SHORT TASK - The lines below are to be quoted exactly, from the first through the one that contains "from matplotlib.patches import".

DATASET EXCERPT -

****************

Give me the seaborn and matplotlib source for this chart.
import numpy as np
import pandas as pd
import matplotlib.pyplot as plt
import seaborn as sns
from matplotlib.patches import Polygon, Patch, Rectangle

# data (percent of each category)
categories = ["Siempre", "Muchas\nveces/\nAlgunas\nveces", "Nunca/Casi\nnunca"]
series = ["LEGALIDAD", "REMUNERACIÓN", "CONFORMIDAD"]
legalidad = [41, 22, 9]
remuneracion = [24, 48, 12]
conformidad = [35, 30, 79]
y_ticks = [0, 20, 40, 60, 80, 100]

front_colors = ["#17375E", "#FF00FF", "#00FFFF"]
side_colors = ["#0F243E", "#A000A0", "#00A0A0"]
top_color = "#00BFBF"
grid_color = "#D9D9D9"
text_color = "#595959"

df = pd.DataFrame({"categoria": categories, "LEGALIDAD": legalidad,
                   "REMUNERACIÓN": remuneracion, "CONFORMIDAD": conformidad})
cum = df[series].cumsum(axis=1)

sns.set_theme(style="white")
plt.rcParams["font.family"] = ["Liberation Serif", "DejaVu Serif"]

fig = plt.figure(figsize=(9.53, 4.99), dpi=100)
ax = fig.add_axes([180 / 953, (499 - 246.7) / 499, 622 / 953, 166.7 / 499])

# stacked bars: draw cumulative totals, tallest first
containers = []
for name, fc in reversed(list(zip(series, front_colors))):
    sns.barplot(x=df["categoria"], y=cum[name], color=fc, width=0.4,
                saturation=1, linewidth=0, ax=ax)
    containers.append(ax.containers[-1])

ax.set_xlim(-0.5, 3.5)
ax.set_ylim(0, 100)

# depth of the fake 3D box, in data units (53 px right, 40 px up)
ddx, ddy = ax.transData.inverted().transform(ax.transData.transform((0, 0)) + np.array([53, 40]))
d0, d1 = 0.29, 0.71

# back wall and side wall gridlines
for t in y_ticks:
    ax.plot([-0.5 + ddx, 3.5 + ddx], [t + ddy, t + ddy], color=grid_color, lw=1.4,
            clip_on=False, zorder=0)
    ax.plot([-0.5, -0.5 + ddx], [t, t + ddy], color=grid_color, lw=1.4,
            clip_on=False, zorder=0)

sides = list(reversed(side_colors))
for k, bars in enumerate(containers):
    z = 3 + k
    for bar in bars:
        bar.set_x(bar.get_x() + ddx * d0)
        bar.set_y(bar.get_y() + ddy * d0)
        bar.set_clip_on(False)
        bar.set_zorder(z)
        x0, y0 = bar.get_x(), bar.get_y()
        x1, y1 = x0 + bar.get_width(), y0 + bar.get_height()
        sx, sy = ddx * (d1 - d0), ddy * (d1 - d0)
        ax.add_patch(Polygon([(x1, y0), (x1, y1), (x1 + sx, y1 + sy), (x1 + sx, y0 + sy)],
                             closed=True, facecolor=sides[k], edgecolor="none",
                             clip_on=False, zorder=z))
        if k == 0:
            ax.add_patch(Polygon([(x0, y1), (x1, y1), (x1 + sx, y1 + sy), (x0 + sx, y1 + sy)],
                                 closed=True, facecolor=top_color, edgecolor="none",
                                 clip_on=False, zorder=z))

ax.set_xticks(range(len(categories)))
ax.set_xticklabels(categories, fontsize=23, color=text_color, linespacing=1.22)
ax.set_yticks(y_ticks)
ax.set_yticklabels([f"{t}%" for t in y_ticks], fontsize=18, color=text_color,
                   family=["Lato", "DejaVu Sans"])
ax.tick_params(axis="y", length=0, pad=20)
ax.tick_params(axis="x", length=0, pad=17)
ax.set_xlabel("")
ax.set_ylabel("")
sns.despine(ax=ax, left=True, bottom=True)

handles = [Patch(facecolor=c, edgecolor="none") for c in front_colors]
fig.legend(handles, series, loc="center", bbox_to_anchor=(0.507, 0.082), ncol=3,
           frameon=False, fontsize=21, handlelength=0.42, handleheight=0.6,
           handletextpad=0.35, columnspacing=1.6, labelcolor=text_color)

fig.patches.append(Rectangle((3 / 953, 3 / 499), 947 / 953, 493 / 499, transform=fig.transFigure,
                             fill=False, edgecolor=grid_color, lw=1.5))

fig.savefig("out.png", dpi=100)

****************

RESULT BELOW -
Give me the seaborn and matplotlib source for this chart.
import numpy as np
import pandas as pd
import matplotlib.pyplot as plt
import seaborn as sns
from matplotlib.patches import Polygon, Patch, Rectangle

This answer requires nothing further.